KCEO
- Vista, California; United States;
- Broadcast area: Western San Diego County
- Frequency: 1000 kHz

Programming
- Format: Catholic radio
- Network: Relevant Radio

Ownership
- Owner: Relevant Radio, Inc.

History
- First air date: March 13, 1968
- Former call signs: KMLO (1968–1986); KKOS (1986); KVSD (1986–1990);
- Call sign meaning: Chief Executive Officer, from former business format

Technical information
- Licensing authority: FCC
- Facility ID: 67666
- Class: B
- Power: 10,000 watts (day); 900 watts (night);
- Transmitter coordinates: 33°13′58.1″N 117°16′14.1″W﻿ / ﻿33.232806°N 117.270583°W
- Translator: 99.3 K257FV (San Diego)

Links
- Public license information: Public file; LMS;
- Webcast: Listen live
- Website: relevantradio.com

= KCEO =

Relevant Radio station in Vista, California, United States

KCEO (1000 AM) is a non-commercial radio station licensed to Vista, California, United States, and serving San Diego County. It carries a Catholic radio format, owned and operated by the Relevant Radio network. The studios are located in Carlsbad, California.

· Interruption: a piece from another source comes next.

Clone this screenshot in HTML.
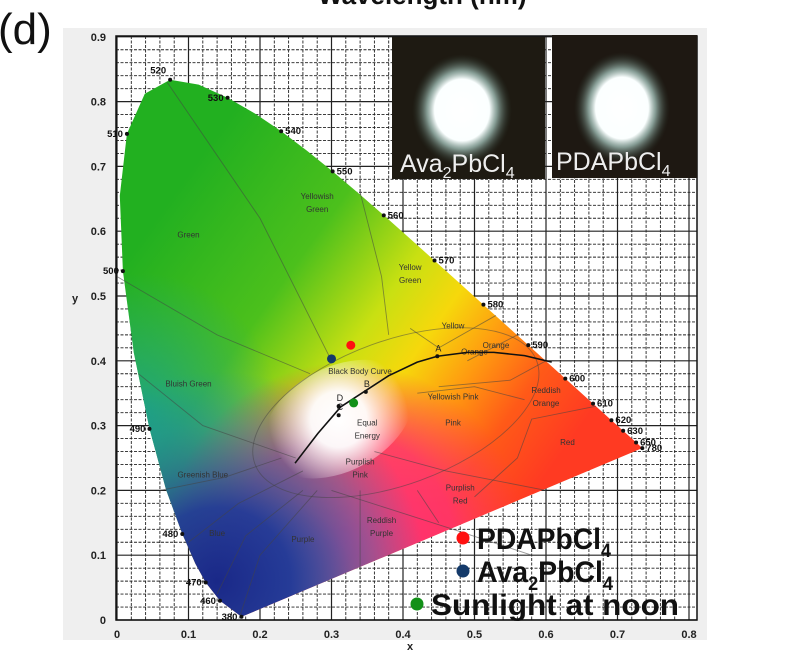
<!DOCTYPE html>
<html><head><meta charset="utf-8"><style>
html,body{margin:0;padding:0;background:#fff;width:797px;height:671px;overflow:hidden}
svg{display:block;font-family:"Liberation Sans",sans-serif}
</style></head><body>
<svg id="chart" width="797" height="671" viewBox="0 0 797 671">
<defs>
<clipPath id="locusClip"><path id="clipPath"/></clipPath>
<radialGradient id="glow1" cx="0.5" cy="0.5" r="0.5"><stop offset="0" stop-color="#fff"/><stop offset="0.55" stop-color="#fbffff"/><stop offset="0.7" stop-color="#a8c8c0" stop-opacity="0.75"/><stop offset="1" stop-color="#2a3a30" stop-opacity="0"/></radialGradient>
</defs>
<rect x="63" y="28" width="644" height="612" fill="#efefef"/>
<rect x="116" y="36" width="581" height="584" fill="#fff"/>
<g id="grid"></g>
<g id="fill" clip-path="url(#locusClip)"></g>
<g id="regions"></g>
<g id="bb"></g>
<g id="locusMarks"></g>
<g id="axes"></g>
<g id="pts"></g>
<text x="-2" y="44" font-size="44" fill="#111">(d)</text>
<text x="318" y="4" font-size="26" font-weight="bold" fill="#111">Wavelength (nm)</text>
<g>
<rect x="392" y="37" width="153" height="142" fill="#1e1a12"/>
<ellipse cx="462" cy="110" rx="50" ry="56" fill="url(#glow1)"/>
<text x="400" y="172" font-size="25" fill="#eee">Ava<tspan font-size="16" dy="6">2</tspan><tspan dy="-6">PbCl</tspan><tspan font-size="16" dy="6">4</tspan></text>
</g>
<g>
<rect x="552" y="35" width="145" height="143" fill="#1e1812"/>
<ellipse cx="622" cy="108" rx="48" ry="56" fill="url(#glow1)"/>
<text x="556" y="170" font-size="25" fill="#eee">PDAPbCl<tspan font-size="16" dy="6">4</tspan></text>
</g>
<g id="legend"></g>
</svg>
<script>
const svgNS="http://www.w3.org/2000/svg";
// spectral locus data (CIE 1931)
const locusX=[0.1741,0.1440,0.1241,0.1096,0.0913,0.0687,0.0454,0.0235,0.0082,0.0039,0.0139,0.0389,0.0743,0.1142,0.1547,0.1929,0.2296,0.2658,0.3016,0.3373,0.3731,0.4087,0.4441,0.4788,0.5125,0.5448,0.5752,0.6270,0.6658,0.6915,0.7079,0.7260,0.7347];
const locusY=[0.0050,0.0297,0.0578,0.0868,0.1327,0.2007,0.2950,0.4127,0.5384,0.6548,0.7502,0.8120,0.8338,0.8262,0.8059,0.7816,0.7543,0.7243,0.6923,0.6589,0.6245,0.5896,0.5547,0.5202,0.4866,0.4544,0.4242,0.3725,0.3340,0.3083,0.2920,0.2740,0.2653];
const markNm=["380","460","470","480","490","500","510","520","530","540","550","560","570","580","590","600","610","620","630","650","780"];
const markX=[0.1741,0.1440,0.1241,0.0913,0.0454,0.0082,0.0139,0.0743,0.1547,0.2296,0.3016,0.3731,0.4441,0.5125,0.5752,0.6270,0.6658,0.6915,0.7079,0.7260,0.7347];
const markY=[0.0050,0.0297,0.0578,0.1327,0.2950,0.5384,0.7502,0.8338,0.8059,0.7543,0.6923,0.6245,0.5547,0.4866,0.4242,0.3725,0.3340,0.3083,0.2920,0.2740,0.2653];
const bbX=[0.249,0.281,0.313,0.345,0.380,0.420,0.448,0.490,0.527,0.570,0.608];
const bbY=[0.242,0.288,0.329,0.352,0.377,0.398,0.407,0.413,0.413,0.408,0.398];
const ptNames=["PDAPbCl4","Ava2PbCl4","Sunlight at noon"];
const ptX=[0.327,0.300,0.331];
const ptY=[0.424,0.403,0.335];
const ptColors=["#ff1010","#143a6a","#129018"];
const xTicks=["0","0.1","0.2","0.3","0.4","0.5","0.6","0.7","0.8"];
const yTicks=["0","0.1","0.2","0.3","0.4","0.5","0.6","0.7","0.8","0.9"];

const X=v=>117+v*715, Y=v=>620-v*648;
function mk(tag,attrs,parent){const e=document.createElementNS(svgNS,tag);for(const k in attrs)e.setAttribute(k,attrs[k]);parent.appendChild(e);return e;}

// grid
const grid=document.getElementById('grid');
for(let i=0;i<=40;i++){const v=i*0.02;const px=X(v);if(px>697)break;
 const l=mk('line',{x1:px,y1:36,x2:px,y2:620,stroke:'#222','stroke-width':i%5==0?1.2:0.9,'stroke-dasharray':i%5==0?'':'3,1.5'},grid);
 }
for(let i=0;i<=45;i++){const v=i*0.02;const py=Y(v);
 const l=mk('line',{x1:116,y1:py,x2:697,y2:py,stroke:'#222','stroke-width':i%5==0?1.2:0.9,'stroke-dasharray':i%5==0?'':'3,1.5'},grid);
 }
mk('rect',{x:116,y:36,width:581,height:584,fill:'none',stroke:'#111','stroke-width':1.5},grid);

// locus path
let d='';for(let i=0;i<locusX.length;i++)d+=(i?'L':'M')+X(locusX[i]).toFixed(1)+','+Y(locusY[i]).toFixed(1);d+='Z';
document.getElementById('clipPath').setAttribute('d',d);
const fill=document.getElementById('fill');
const defs=document.querySelector('defs');
function lin(id,x1,y1,x2,y2,stops){const g=mk('linearGradient',{id,gradientUnits:'userSpaceOnUse',x1,y1,x2,y2},defs);stops.forEach(s=>mk('stop',{offset:s[0],'stop-color':s[1],'stop-opacity':s[2]==null?1:s[2]},g));}
function rad(id,cx,cy,r,stops){const g=mk('radialGradient',{id,gradientUnits:'userSpaceOnUse',cx,cy,r},defs);stops.forEach(s=>mk('stop',{offset:s[0],'stop-color':s[1],'stop-opacity':s[2]==null?1:s[2]},g));}
lin('gBase',X(0.12),Y(0.72),X(0.65),Y(0.3),[[0,'#22b020'],[0.3,'#4cc01c'],[0.5,'#c8e012'],[0.62,'#f6d80c'],[0.74,'#ff9a10'],[0.86,'#ff5a18'],[1,'#ff3a22']]);
rad('gBlue',X(0.14),Y(0.06),210,[[0,'#1a2888'],[0.35,'#1e3c98',0.95],[0.75,'#1a80b0',0.4],[1,'#1a8fb0',0]]);
rad('gTeal',X(0.03),Y(0.32),140,[[0,'#18a090',0.85],[1,'#18a090',0]]);
rad('gMag',X(0.32),Y(0.12),180,[[0,'#ff2a80'],[0.6,'#ff3070',0.85],[1,'#ff3060',0]]);
rad('gPurple',X(0.21),Y(0.06),85,[[0,'#8a2a9c',0.85],[1,'#8a2a9c',0]]);
rad('gWhite',X(0.31),Y(0.31),70,[[0,'#ffffff'],[0.4,'#ffffff',0.95],[1,'#ffffff',0]]);
mk('rect',{x:100,y:20,width:600,height:620,fill:'url(#gBase)'},fill);
mk('rect',{x:100,y:20,width:600,height:620,fill:'url(#gTeal)'},fill);
mk('rect',{x:100,y:20,width:600,height:620,fill:'url(#gMag)'},fill);
mk('rect',{x:100,y:20,width:600,height:620,fill:'url(#gPurple)'},fill);
mk('rect',{x:100,y:20,width:600,height:620,fill:'url(#gBlue)'},fill);
mk('ellipse',{cx:X(0.31),cy:Y(0.31),rx:80,ry:52,fill:'url(#gWhite)',transform:`rotate(-28 ${X(0.31)} ${Y(0.31)})`},fill);

// region boundaries (approximate)
const reg=document.getElementById('regions');
const lines=[
 [[0.07,0.83],[0.2,0.62],[0.3,0.4]],
 [[0.0,0.53],[0.14,0.44],[0.27,0.38]],
 [[0.34,0.66],[0.37,0.53],[0.38,0.44]],
 [[0.53,0.47],[0.45,0.42],[0.41,0.45]],
 [[0.56,0.44],[0.49,0.4]],
 [[0.6,0.4],[0.55,0.37],[0.45,0.36]],
 [[0.67,0.33],[0.58,0.31],[0.56,0.25],[0.5,0.19]],
 [[0.03,0.38],[0.12,0.3],[0.25,0.25]],
 [[0.06,0.2],[0.15,0.22],[0.23,0.25]],
 [[0.1,0.12],[0.17,0.18],[0.26,0.23]],
 [[0.14,0.04],[0.18,0.13],[0.26,0.2]],
 [[0.17,0.0],[0.2,0.1],[0.28,0.2]],
 [[0.34,0.08],[0.34,0.2]],
 [[0.45,0.15],[0.42,0.2]],
 [[0.3,0.2],[0.47,0.14],[0.58,0.1]],
 [[0.36,0.26],[0.46,0.23],[0.6,0.2]],
 [[0.42,0.35],[0.5,0.36],[0.57,0.34]]
];
lines.forEach(pts=>{let p='';pts.forEach((q,i)=>p+=(i?'L':'M')+X(q[0])+','+Y(q[1]));
 const e=mk('path',{d:p,fill:'none',stroke:'#444','stroke-opacity':0.55,'stroke-width':0.9},reg);
 });
mk('ellipse',{cx:X(0.39),cy:Y(0.32),rx:150,ry:72,fill:'none',stroke:'#444','stroke-opacity':0.5,'stroke-width':0.9,transform:`rotate(-20 ${X(0.39)} ${Y(0.32)})`},reg);
const labels=[["Green",0.1,0.59],["Yellowish",0.28,0.65],["Green",0.28,0.63],["Yellow",0.41,0.54],["Green",0.41,0.52],["Yellow",0.47,0.45],["Orange",0.5,0.41],["Orange",0.53,0.42],["Reddish",0.6,0.35],["Orange",0.6,0.33],["Red",0.63,0.27],["Pink",0.47,0.3],["Yellowish Pink",0.47,0.34],["Equal",0.35,0.3],["Energy",0.35,0.28],["Bluish Green",0.1,0.36],["Greenish Blue",0.12,0.22],["Blue",0.14,0.13],["Purple",0.26,0.12],["Reddish",0.37,0.15],["Purple",0.37,0.13],["Purplish",0.34,0.24],["Pink",0.34,0.22],["Purplish",0.48,0.2],["Red",0.48,0.18],["Black Body Curve",0.34,0.38]];
labels.forEach(l=>{const t=mk('text',{x:X(l[1]),y:Y(l[2]),'font-size':8,fill:'#333','text-anchor':'middle'},reg);t.textContent=l[0];
 });

// black body curve
const bb=document.getElementById('bb');
let bp='';bbX.forEach((v,i)=>bp+=(i?'L':'M')+X(v)+','+Y(bbY[i]));
mk('path',{d:bp,fill:'none',stroke:'#111','stroke-width':1.6,'stroke-linejoin':'round'},bb);
[["A",0.448,0.407],["B",0.348,0.352],["C",0.31,0.316],["D",0.31,0.33]].forEach(a=>{
 mk('circle',{cx:X(a[1]),cy:Y(a[2]),r:2,fill:'#111'},bb);
 const t=mk('text',{x:X(a[1])-2,y:Y(a[2])-5,'font-size':9,fill:'#222'},bb);t.textContent=a[0];});

// locus markers
const lm=document.getElementById('locusMarks');
markNm.forEach((n,i)=>{const px=X(markX[i]),py=Y(markY[i]);
 const c=mk('circle',{cx:px,cy:py,r:2,fill:'#111'},lm);
 
 const left=markX[i]<0.2;
 const t=mk('text',{x:left?px-4:px+4,y:py+(markX[i]<0.1&&markY[i]>0.8?-6:3),'font-size':9.5,'font-weight':'bold',fill:'#111','text-anchor':left?'end':'start'},lm);
 t.textContent=n;});

// axes labels
const ax=document.getElementById('axes');
xTicks.forEach((s,i)=>{const t=mk('text',{x:X(i*0.1),y:638,'font-size':11,'font-weight':'bold',fill:'#222','text-anchor':'middle'},ax);t.textContent=s;
 });
yTicks.forEach((s,i)=>{const t=mk('text',{x:106,y:Y(i*0.1)+4,'font-size':11,'font-weight':'bold',fill:'#222','text-anchor':'end'},ax);t.textContent=s;
 });
let t=mk('text',{x:410,y:650,'font-size':11,'font-weight':'bold',fill:'#222','text-anchor':'middle'},ax);t.textContent='x';

t=mk('text',{x:72,y:302,'font-size':11,'font-weight':'bold',fill:'#222'},ax);t.textContent='y';


// sample points
const pts=document.getElementById('pts');
ptX.forEach((v,i)=>{const c=mk('circle',{cx:X(v),cy:Y(ptY[i]),r:4.5,fill:ptColors[i]},pts);
 });

// legend
const lg=document.getElementById('legend');
const legX=[463,463,417],legY=[538,571,604];
const legW=[134,136,248];
const legHtml=[['PDAPbCl','4'],['Ava','2','PbCl','4'],['Sunlight at noon']];
legHtml.forEach((parts,i)=>{
 const c=mk('circle',{cx:legX[i],cy:legY[i],r:6.5,fill:ptColors[i]},lg);
 
 const tx=mk('text',{x:legX[i]+14,y:legY[i]+11,'font-size':30,'font-weight':'bold',fill:'#111',textLength:legW[i],lengthAdjust:'spacingAndGlyphs'},lg);
 
 let sub=false;parts.forEach((p,j)=>{const s=mk('tspan',j==0?{}:{dy:sub?-8:8,'font-size':sub?30:19},tx);if(j>0)sub=!sub;s.textContent=p;});
});
</script>
</body></html>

KCEO's transmitter is located off of Sagewood Drive in Oceanside, near Guajome County Park. The station is also relayed over low-power FM translator K257FV in San Diego at 99.3 MHz.

==History==
===KMLO, KKOS, KVSD===
This station signed on the air on March 13, 1968, as KMLO. Because 1000 AM is a clear channel frequency, to avoid interference, the station was limited to 1,000 watts and was a daytimer, required to go off the air at night. It was owned by the North County Broadcasting Company.

In 1976, the FCC granted a construction permit to increase the power to 5,000 watts days and 1,000 watts nights. But it had to set up a directional antenna to keep the signal from interfering with Class A stations KNWN Seattle, WMVP Chicago and XEOY Mexico City, all broadcasting on 1000 kHz.

Tri-Cities Broadcasting, owner of KKOS-FM in Carlsbad (now KSSX), bought KMLO in 1985. It relaunched the station as KKOS AM in January 1986. The call letters changed to KVSD, "The Voice of San Diego," in April.

===Business News and Talk===
In August 2005, the station began broadcasting a business news format. Until August 2007, KCEO had competition with another business talk station, Cash 1700, with its studios in San Diego and its transmitter in Tecate, Baja California. On August 1, 2007, Cash 1700 became "San Diego 1700." It began airing a talk radio format, while still retaining Ray Lucia and a few other, one-hour business talk shows.

KCEO was one of the first stations to carry Rush Limbaugh after his show became nationally syndicated. KCEO was the former flagship station for business talk host Ray Lucia.

===Catholic programming===
Effective March 7, 2012, KCEO changed its format. It began airing Catholic talk and teaching full-time. Originally, the shows were provided by Immaculate Heart Radio.

The station switched to the Relevant Radio branding when the two organizations merged on June 30, 2017. It now carries most of the Relevant Radio line-up around the clock.